In Kabul, women and girls of all ages are learning to read and write thanks to the initiative and dedication of Fazila.
Women queue in a long winding line at a health center in a remote part of Kabul Province every day. Many have their children with them. Few women in the community can read the alphabet and are completely dependent on others to read for them. Few women hold jobs outside of the home. Through word of mouth, women hear about a free literacy center nearby.
Fazila converted two rooms in her house into classrooms. A teacher by profession, she developed the idea to provide basic hygiene awareness and literacy education to 50 women and girls in her community and obtained a quick impact grant from the USAID-supported Ambassador’s Small Grants Program.

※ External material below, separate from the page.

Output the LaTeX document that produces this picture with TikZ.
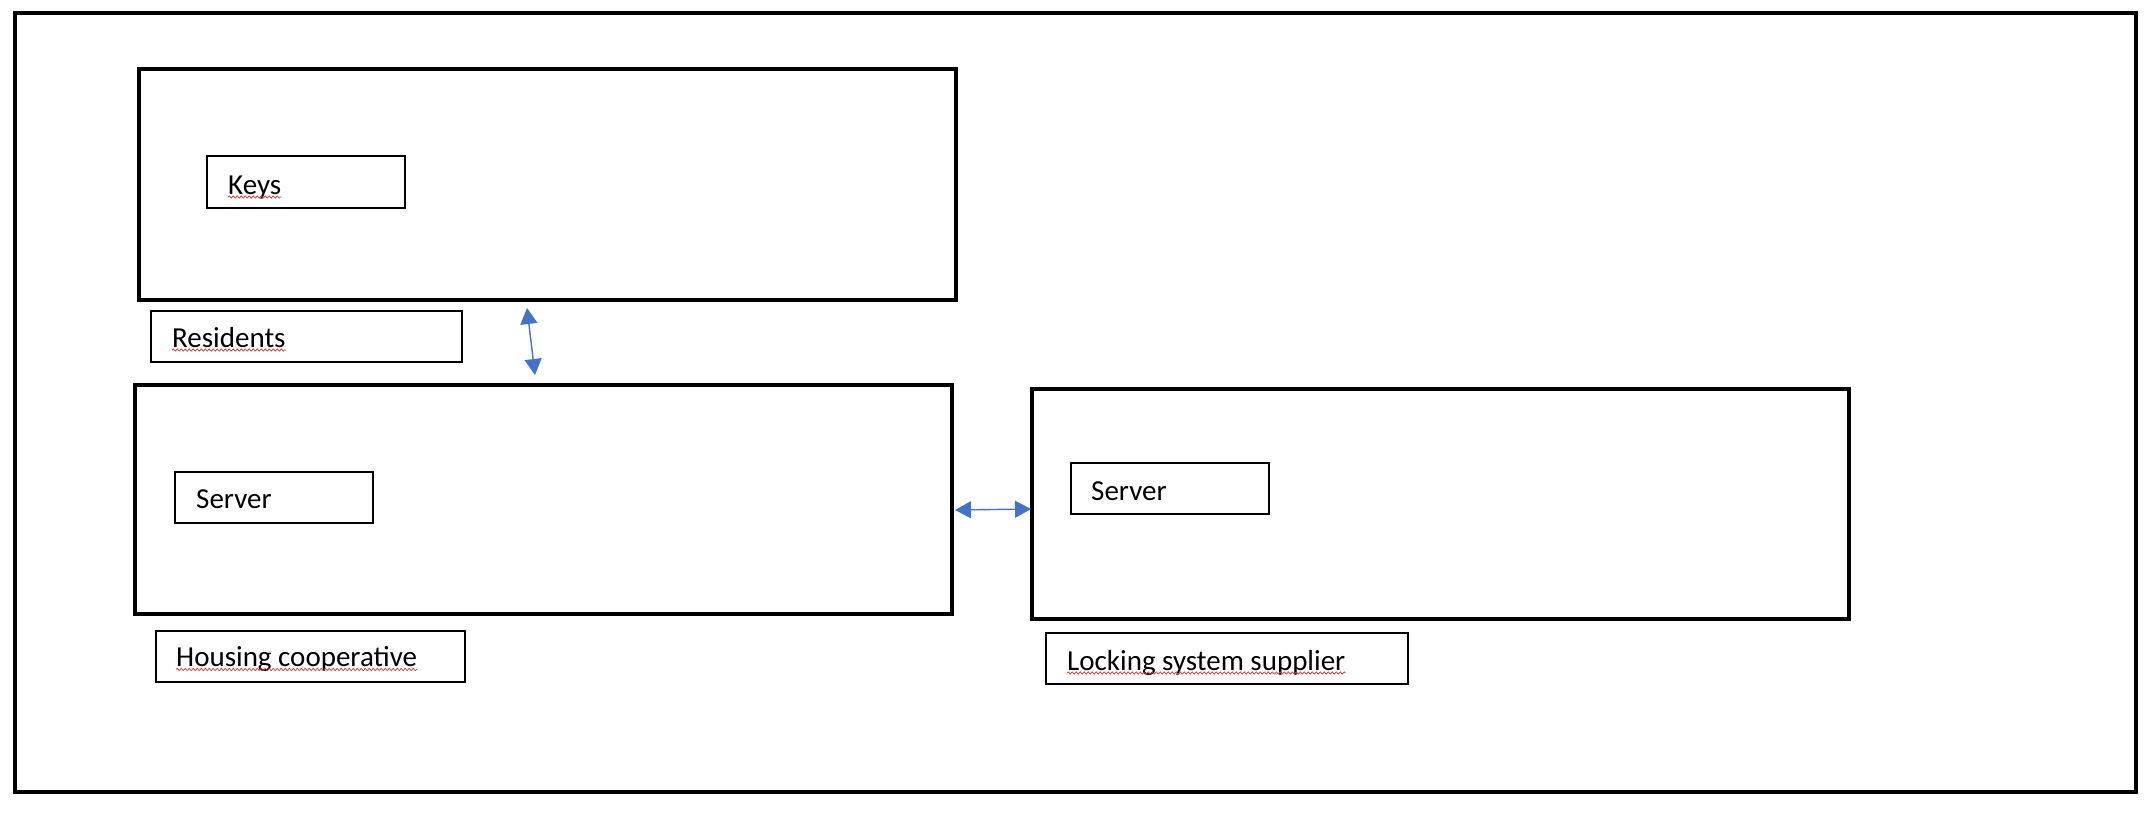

“The majority of people in this area are internally displaced from other provinces. They are poor and cannot afford to send their children to schools,” Fazila says. School age girls in the community cannot afford the books or clothes needed to attend school. Instead, they weave carpets in their houses to support their families. “[If she were at school] my daughter would be missing for half a day which can cause delay in finishing weaving her carpets,” said a mother who studies in the same class with her daughter. Now, her daughter attends classes for several hours a day and still works to support her family. “I can read signs and billboards when I’m in town and when my husband gives me 100 Afghanis, I am now able to keep track of the money I spend on different things,” says another woman.
Groups of women and girls, ranging in age from six to 70, attend classes for several hours each day. “I was blind before. Now with an education, I can see,” says an elderly woman after reciting the alphabet in front of the class.